Desde dentro
A los nacionalistas les encanta convertir en histórico cualquiera de sus suspiros. Y lo histórico es hoy la forma mayor de la epifanía, del retorno del mito, una forma de subrayarlo. Su perceptibilidad, como siempre, suele ir acompañada del ritual. Y ya me dirán ustedes si conocen alguna organización o colectivo más aficionado a los rituales que el de los nacionalistas vascos. Autoridades, eventos y ocurrencias siempre van acompañados de gestos solemnes, flauterío y hamadríades en danza. De esa manera, cada momento queda ungido por algo que pudo ser la divinidad, que -sin duda- debe de seguir siéndolo: llámenlo Pueblo, si quieren, pero igual se equivocan si pretenden desembarazarlo del manto de las estrellas. Tanta solemnidad, he de reconocerlo, me pone un poco de los nervios, sobre todo por lo que tiene de aureola para la autoridad y por lo poco que se presta a la parodia jocosa.
También para el nuevo hecho histórico el lehendakari Ibarretxe tuvo que organizar su procesión. Antes que nada, tuvo que subrayar el carácter histórico de su iniciativa eligiendo adecuadamente la fecha del rito: una fecha reiterativa -25 de octubre de 1839, 25 de octubre de 1979-, puesto que lo histórico, cuando es la cara del mito, ha de repetirse. Siempre da capo. Y de esa forma el lehendakari asumía funciones sacerdotales, ya que así dejaba de ser el presidente de los actuales ciudadanos vascos para convertirse en el Ungido, en el Testigo de un Pueblo que incluye a los difuntos. Va de sí que tamaña ocasión no podía pasar sin su actualización ritual, y el nuevo Texto Sagrado tuvo su Traslado, su procesión. Puestos a soportar lo inevitable, uno sólo lamenta que lo hicieran en microbús.

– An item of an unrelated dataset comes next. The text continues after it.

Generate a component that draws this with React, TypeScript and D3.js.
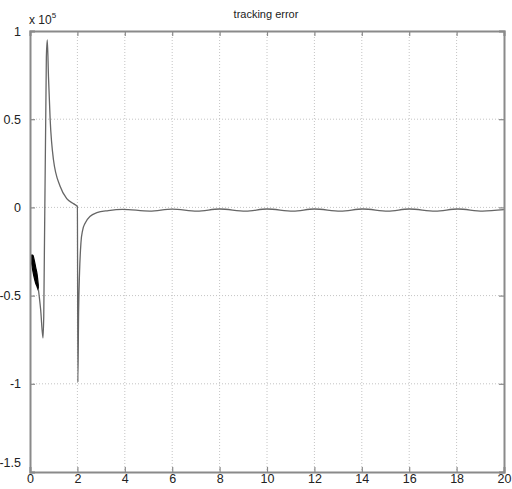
import React, { useEffect, useRef } from 'react'
import * as d3 from 'd3'

// tracking error trace (x in seconds, y in units of 1e5)
const timeValues = [
  0.35, 0.45, 0.55, 0.58, 0.69, 0.73, 0.78, 0.85, 0.99, 1.27, 1.55, 1.85, 2.0,
  2.02, 2.05, 2.09, 2.15, 2.22, 2.33, 2.54, 2.82, 3.3, 3.9, 5.05, 6.0, 7.05,
  8.0, 9.1, 10.0, 11.1, 12.0, 13.1, 14.05, 15.1, 16.0, 17.1, 18.05, 19.1, 20.0,
]
const errorValues = [
  -0.46, -0.58, -0.74, -0.62, 0.85, 0.95, 0.74, 0.5, 0.27, 0.12, 0.05, 0.02,
  0.004, -0.99, -0.6, -0.37, -0.2, -0.13, -0.088, -0.05, -0.03, -0.018, -0.011,
  -0.021, -0.01, -0.021, -0.009, -0.021, -0.009, -0.021, -0.009, -0.021, -0.009,
  -0.021, -0.009, -0.021, -0.009, -0.021, -0.013,
]

// the dense chattering at the start, drawn as a filled band
const blobTime = [0.06, 0.12, 0.18, 0.24, 0.3, 0.35]
const blobUpper = [-0.27, -0.27, -0.3, -0.34, -0.38, -0.44]
const blobLower = [-0.31, -0.36, -0.4, -0.43, -0.45, -0.47]

const xTicks = [0, 2, 4, 6, 8, 10, 12, 14, 16, 18, 20]
const yTicks = [1, 0.5, 0, -0.5, -1, -1.5]

export default function App() {
  const ref = useRef<SVGSVGElement>(null)

  useEffect(() => {
    const svg = d3.select(ref.current)
    svg.selectAll('*').remove()

    const left = 30, right = 504, top = 31, bottom = 472
    const x = d3.scaleLinear().domain([0, 20]).range([left, right])
    const y = d3.scaleLinear().domain([-1.5, 1]).range([bottom, top])
    const font = 'Liberation Sans, Arial, sans-serif'
    const frameColor = '#8a8a8a'

    svg.append('rect')
      .attr('width', 512).attr('height', 489).attr('fill', '#fff')

    // grid
    const grid = svg.append('g')
      .attr('stroke', '#c4c4c4').attr('stroke-width', 1)
      .attr('stroke-dasharray', '1,2')
    grid.selectAll('line.gx')
      .data(xTicks.slice(1, -1)).enter().append('line')
      .attr('x1', d => x(d)).attr('x2', d => x(d))
      .attr('y1', top).attr('y2', bottom)
    grid.selectAll('line.gy')
      .data(yTicks.slice(1, -1)).enter().append('line')
      .attr('y1', d => y(d)).attr('y2', d => y(d))
      .attr('x1', left).attr('x2', right)

    // data
    const blobArea = d3.area<number>()
      .x((_, i) => x(blobTime[i]))
      .y0((_, i) => y(blobUpper[i]))
      .y1((_, i) => y(blobLower[i]))
      .curve(d3.curveMonotoneX)
    svg.append('path')
      .datum(blobTime)
      .attr('d', blobArea)
      .attr('fill', '#000')
      .attr('stroke', '#000').attr('stroke-width', 1.2)

    const line = d3.line<number>()
      .x((_, i) => x(timeValues[i]))
      .y((_, i) => y(errorValues[i]))
      .curve(d3.curveMonotoneX)
    svg.append('path')
      .datum(timeValues)
      .attr('d', line)
      .attr('fill', 'none')
      .attr('stroke', '#666')
      .attr('stroke-width', 1.3)

    // axes with inward ticks, on all sides like a boxed plot
    const axisB = svg.append('g').attr('transform', `translate(0,${bottom})`)
      .call(d3.axisBottom(x).tickValues(xTicks).tickSize(-5).tickPadding(9).tickFormat(d3.format('d')))
    const axisT = svg.append('g').attr('transform', `translate(0,${top})`)
      .call(d3.axisTop(x).tickValues(xTicks).tickSize(-5).tickFormat(() => ''))
    const axisL = svg.append('g').attr('transform', `translate(${left},0)`)
      .call(d3.axisLeft(y).tickValues(yTicks).tickSize(-5).tickPadding(9).tickFormat(d => String(d)))
    const axisR = svg.append('g').attr('transform', `translate(${right},0)`)
      .call(d3.axisRight(y).tickValues(yTicks).tickSize(-5).tickFormat(() => ''))

    for (const a of [axisB, axisT, axisL, axisR]) {
      a.select('.domain').attr('stroke', frameColor).attr('stroke-width', 2)
      a.selectAll('.tick line').attr('stroke', frameColor).attr('stroke-width', 1.2)
      a.selectAll('text')
        .attr('font-family', font).attr('font-size', 12.5).attr('fill', '#222')
    }
    axisB.selectAll('text').attr('dy', '0.15em')
    axisL.selectAll('.tick')
      .filter(d => d === -1.5)
      .select('text').attr('dy', '-0.45em')

    // exponent label
    const expo = svg.append('text')
      .attr('x', 29).attr('y', 24)
      .attr('font-family', font).attr('font-size', 12).attr('fill', '#222')
    expo.append('tspan').text('x 10')
    expo.append('tspan').attr('dy', -6).attr('font-size', 8).text('5')

    svg.append('text')
      .attr('x', 266).attr('y', 18)
      .attr('text-anchor', 'middle')
      .attr('font-family', font).attr('font-size', 11).attr('fill', '#222')
      .text('tracking error')
  }, [])

  return (
    <svg ref={ref} width={512} height={489}
      style={{ position: 'absolute', left: 0, top: 0, display: 'block' }} />
  )
}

Le hubiera gustado más que el Texto hubiera sido portado a hombros de consejeros sobre un paso procesional y que, como un rey David, el lehendakari lo hubiera precedido entregado a una danza entusiasta al ritmo del pandero. Al final del trayecto lo esperaría el caballero Atutxa, "emocionado" (sic) y dando rienda suelta a sus pálpitos con unas castañuelas. La escena del encuentro hubiera sido memorable.

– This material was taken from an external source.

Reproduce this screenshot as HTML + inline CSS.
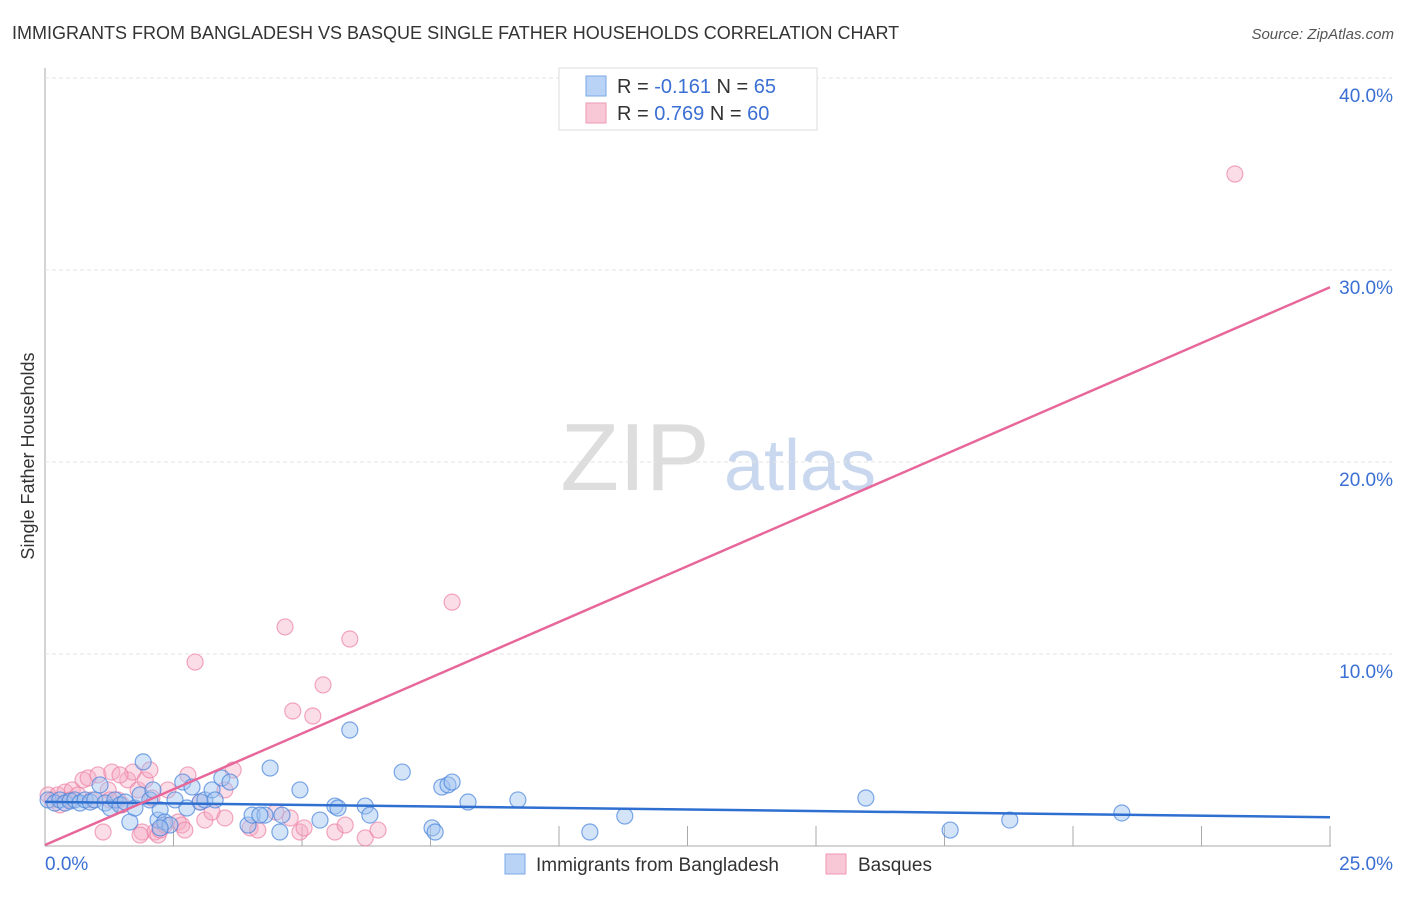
<!DOCTYPE html>
<html><head><meta charset="utf-8">
<style>
body{margin:0;background:#fff;font-family:"Liberation Sans",sans-serif;}
svg text{font-family:"Liberation Sans",sans-serif;}
</style></head>
<body>
<svg id="c" width="1406" height="892">
<text x="12" y="39" font-size="18" fill="#333">IMMIGRANTS FROM BANGLADESH VS BASQUE SINGLE FATHER HOUSEHOLDS CORRELATION CHART</text>
<text x="1394" y="39" font-size="15" fill="#555" text-anchor="end" font-style="italic">Source: ZipAtlas.com</text>
<text x="34" y="456" font-size="18" fill="#333" text-anchor="middle" transform="rotate(-90 34 456)">Single Father Households</text>
<g><text x="635" y="490" font-size="96" fill="#ddd" text-anchor="middle" font-family="Liberation Serif">ZIP</text><text x="800" y="490" font-size="72" fill="#c9d8ee" text-anchor="middle">atlas</text></g>
<g id="grid"></g><g id="pts"></g><g id="lines"></g>
<g>
<rect x="559" y="68" width="258" height="62" fill="#fff" stroke="#ddd"/>
<rect x="586" y="76" width="20" height="20" fill="#b8d3f5" stroke="#7aa8e6"/>
<text x="617" y="93" font-size="20" fill="#333">R = <tspan fill="#3b6fd4">-0.161</tspan>   N = <tspan fill="#3b6fd4">65</tspan></text>
<rect x="586" y="103" width="20" height="20" fill="#f9c8d6" stroke="#ee9ab4"/>
<text x="617" y="120" font-size="20" fill="#333">R = <tspan fill="#3b6fd4"> 0.769</tspan>   N = <tspan fill="#3b6fd4">60</tspan></text>
</g>
<g>
<rect x="505" y="854" width="20" height="20" fill="#b8d3f5" stroke="#7aa8e6"/>
<text x="536" y="871" font-size="19" fill="#333">Immigrants from Bangladesh</text>
<rect x="826" y="854" width="20" height="20" fill="#f9c8d6" stroke="#ee9ab4"/>
<text x="858" y="871" font-size="19" fill="#333">Basques</text>
</g>
</svg>
<script>
const yTicks=[10,20,30,40];
const yTickLabels=["10.0%","20.0%","30.0%","40.0%"];
const xTicks=[2.5,5,7.5,10,12.5,15,17.5,20,22.5,25];
const blueX=[0.06,0.19,0.29,0.39,0.49,0.58,0.68,0.78,0.88,0.97,1.07,1.17,1.27,1.36,1.46,1.56,1.65,1.75,1.85,1.91,2.04,2.1,2.2,2.24,2.33,2.43,2.53,2.68,2.76,2.86,3.02,3.11,3.25,3.31,3.44,3.6,3.95,4.03,4.28,4.38,4.57,4.61,4.96,5.35,5.64,5.7,6.23,6.32,6.95,7.53,7.59,7.72,7.84,7.92,8.23,9.2,10.6,11.28,15.97,17.61,18.77,20.95,5.93,4.18,2.24];
const blueY=[2.4,2.24,2.4,2.24,2.34,2.4,2.24,2.4,2.29,2.4,3.18,2.24,1.98,2.4,2.14,2.29,1.25,1.98,2.66,4.38,2.4,2.92,1.35,1.88,1.25,1.09,2.4,3.33,1.98,3.07,2.29,2.4,2.92,2.4,3.54,3.33,1.09,1.61,1.61,4.06,0.73,1.61,2.92,1.35,2.08,1.98,2.08,1.61,3.85,0.94,0.73,3.07,3.18,3.33,2.29,2.4,0.73,1.56,2.5,0.83,1.35,1.72,6.04,1.61,0.94];
const pinkX=[0.06,0.14,0.25,0.39,0.53,0.64,0.74,0.84,0.91,1.03,1.13,1.23,1.3,1.42,1.5,1.61,1.71,1.81,1.89,1.95,2.04,2.08,2.14,2.2,2.24,2.33,2.39,2.59,2.66,2.78,2.92,3.02,3.11,3.25,3.5,3.66,3.99,4.14,4.49,4.67,4.77,4.82,4.96,5.04,5.21,5.41,5.64,5.84,5.93,6.23,6.48,7.92,23.15,1.46,0.49,1.26,0.29,2.72,1.85,3.5];
const pinkY=[2.66,2.4,2.66,2.81,2.92,2.66,3.44,3.54,2.4,3.7,0.73,2.92,3.85,2.4,2.14,3.44,3.85,2.92,0.73,3.44,3.96,2.5,0.73,0.57,0.83,1.09,2.92,1.25,1.09,3.7,9.58,2.29,1.35,1.77,1.46,3.96,0.94,0.83,1.77,11.41,1.46,7.03,0.73,0.94,6.77,8.39,0.73,1.09,10.78,0.42,0.83,12.7,35.0,3.7,2.4,2.4,2.14,0.83,0.57,2.92];
const blueLine=[[0,2.3],[25,1.5]];
const pinkLine=[[0,0.05],[25,29.1]];
const X=v=>45+v*51.4, Y=v=>846-v*19.2;
const ns="http://www.w3.org/2000/svg";
function mk(t,a,p){const e=document.createElementNS(ns,t);for(const k in a)e.setAttribute(k,a[k]);p.appendChild(e);return e;}
const grid=document.getElementById('grid');
mk('line',{x1:45,y1:68,x2:45,y2:846,stroke:'#aaa'},grid);
mk('line',{x1:45,y1:846,x2:1331,y2:846,stroke:'#aaa'},grid);
yTicks.forEach((t,i)=>{
 const l=mk('line',{x1:45,y1:Y(t),x2:1392,y2:Y(t),stroke:'#e3e3e3','stroke-dasharray':'4,3'},grid);
 
 
 const tx=mk('text',{x:1393,y:Y(t)+24,'font-size':19,fill:'#3b6fd4','text-anchor':'end'},grid);
 tx.textContent=yTickLabels[i];
 
 
});
xTicks.forEach(t=>{const l=mk('line',{x1:X(t),y1:826,x2:X(t),y2:846,stroke:'#aaa'},grid);
 
 });
let a=mk('text',{x:45,y:870,'font-size':19,fill:'#3b6fd4'},grid);a.textContent='0.0%';


a=mk('text',{x:1393,y:870,'font-size':19,fill:'#3b6fd4','text-anchor':'end'},grid);a.textContent='25.0%';


const pts=document.getElementById('pts');
pinkX.forEach((x,i)=>{const c=mk('circle',{cx:X(x),cy:Y(pinkY[i]),r:8,fill:'rgba(246,170,195,0.4)',stroke:'rgba(236,130,165,0.7)','stroke-width':1.2},pts);
 
 });
blueX.forEach((x,i)=>{const c=mk('circle',{cx:X(x),cy:Y(blueY[i]),r:8,fill:'rgba(160,195,240,0.45)',stroke:'rgba(70,130,220,0.7)','stroke-width':1.2},pts);
 
 });
const lines=document.getElementById('lines');
let b=mk('line',{x1:X(blueLine[0][0]),y1:Y(blueLine[0][1]),x2:X(blueLine[1][0]),y2:Y(blueLine[1][1]),stroke:'#2f6fd0','stroke-width':2.5},lines);


b=mk('line',{x1:X(pinkLine[0][0]),y1:Y(pinkLine[0][1]),x2:X(pinkLine[1][0]),y2:Y(pinkLine[1][1]),stroke:'#e8679a','stroke-width':2.5},lines);


</script>
</body></html>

La cosa quedó algo sosa, pero no por ello perdió contenido. Los nacionalistas asumen y reviven la memoria de la nación, a la que sirven. No estoy muy seguro de si lo que algunos llaman naciones cívicas -para diferenciarlas de las étnicas- no están también cargadas de difuntos que las justifican más allá de la voluntad actual, pero, sean cívicos o sean étnicos, nuestros nacionalistas están convencidos de que hay algo que traspasa los tiempos, y de que su misión consiste en velar para que ese algo perdure. Todo lo hacen en función de ese algo, que es quien define las integraciones y las exclusiones. Basta con decirle que sí para ser admitido en su ámbito.

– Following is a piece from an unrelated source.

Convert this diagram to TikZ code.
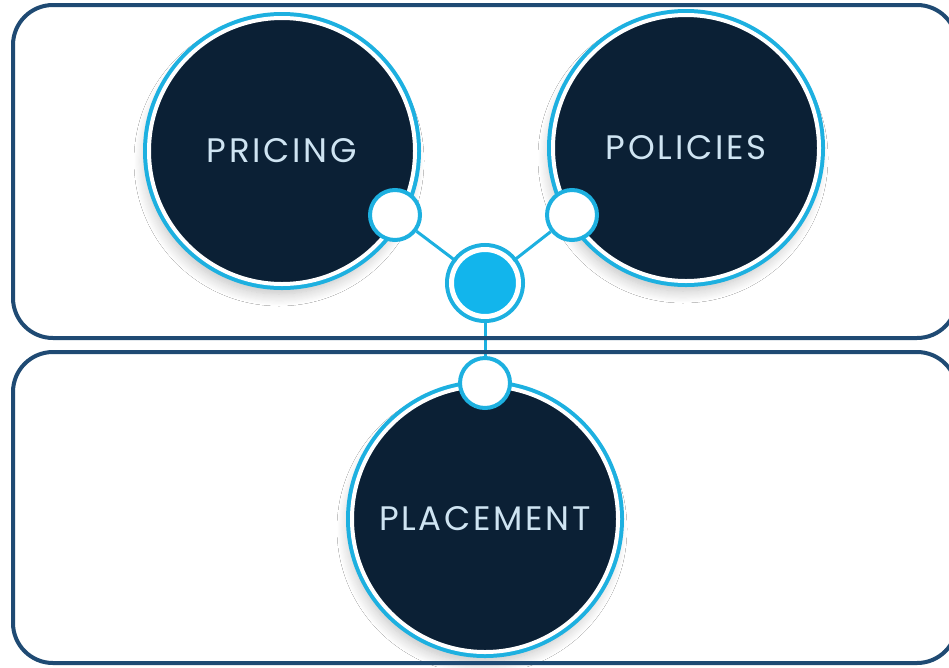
\documentclass[tikz,border=0pt]{standalone}
\usepackage{fontspec}
\newfontfamily\labelfont[LetterSpace=8]{Poppins}
\usetikzlibrary{shadows.blur}
\definecolor{navy}{HTML}{0B2035}
\definecolor{frame}{HTML}{1F4A73}
\definecolor{ring}{HTML}{1DB0E0}
\definecolor{hubfill}{HTML}{12B5EC}
\definecolor{labeltext}{HTML}{CFE4F2}

\begin{document}
\begin{tikzpicture}[x=1pt,y=-1pt,
  bigdisc/.style={circle,minimum size=266pt,inner sep=0pt,fill=navy,draw=white,line width=4pt,
    blur shadow={shadow xshift=-3pt,shadow yshift=-10pt,shadow blur radius=12pt,shadow blur steps=12,shadow opacity=25},
    preaction={draw=ring,line width=12pt},
    text=labeltext,font=\labelfont\fontsize{34}{34}\selectfont},
  joint/.style={circle,minimum size=50pt,inner sep=0pt,fill=white,draw=ring,line width=4pt},
  hubdisc/.style={circle,minimum size=67pt,inner sep=0pt,fill=hubfill,draw=white,line width=5pt,
    preaction={draw=ring,line width=13pt}},
  link/.style={draw=ring,line width=3pt},
  panel/.style={draw=frame,line width=4pt,rounded corners=40pt}]
\useasboundingbox (0,0) rectangle (949,667);
\fill[white] (0,0) rectangle (949,667);
% the three discs
\node[bigdisc] (pricing) at (282,151) {PRICING};
\node[bigdisc] (policies) at (686,148) {POLICIES};
\node[bigdisc] (placement) at (485,519) {PLACEMENT};
% joints and hub
\node[joint] (jp) at (395,215) {};
\node[joint] (jq) at (572,215) {};
\node[joint] (jm) at (485,383) {};
\node[hubdisc] (hub) at (485,283) {};
\draw[link] (jp) -- (hub);
\draw[link] (jq) -- (hub);
\draw[link] (hub) -- (jm);
% panels
\draw[panel] (13,5) rectangle (957,338);
\draw[panel] (13,352) rectangle (957,663);
\end{tikzpicture}
\end{document}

A veces tengo la impresión de que nuestra historia de los últimos veinticinco o treinta años es la de una progresiva respuesta afirmativa a ese algo. Se la dio nuestro Estatuto, y a partir de ese acto afirmativo del mito se sentaron, curiosamente, las bases para unas pautas de actuación política. Ese algo era ya de todos -a pesar de los custodios armados que se encargaban de negarlo- y esa posesión común no supuso un fortalecimiento del nacionalismo, sino justo lo contrario. Su progresiva debilidad, su pérdida de razón de ser, fue la que llevó al nacionalismo a desbordar el ámbito de lo político con una revitalización del mito, con su reapropiación en exclusiva: ese algo vuelve a ser sólo de ellos. Es ésta, creo, la historia que estamos viviendo desde el año 97, más concretamente desde Lizarra.
No sé muy bien de qué forma se puede responder a esa expropiación, ahora mismo al plan Ibarretxe. Desde luego no creo que lo correcto sea reconocerles la pertenencia en exclusiva de ese algo, es decir, renunciar a él de nuestra parte. ¿Qué quiere decir esto? En ningún caso que haya que decir que sí a la nueva figura del mito nacionalista para así entrar en su ámbito. Hay que decirle que no, pero no desde fuera, sino desde dentro de una comunidad fundada con la previa asunción de ese algo que adquirió expresión política en el Estatuto. Hay que darle una respuesta política desde dentro de la comunidad que pretende romper. Una respuesta desde fuera es justo la que los nacionalistas están esperando -y propiciando- para monopolizar ese algo, a saber, para ser los únicos vascos y recoger los sentimientos contrariados de los vascos. Hay que responderles en el nombre de Euskadi.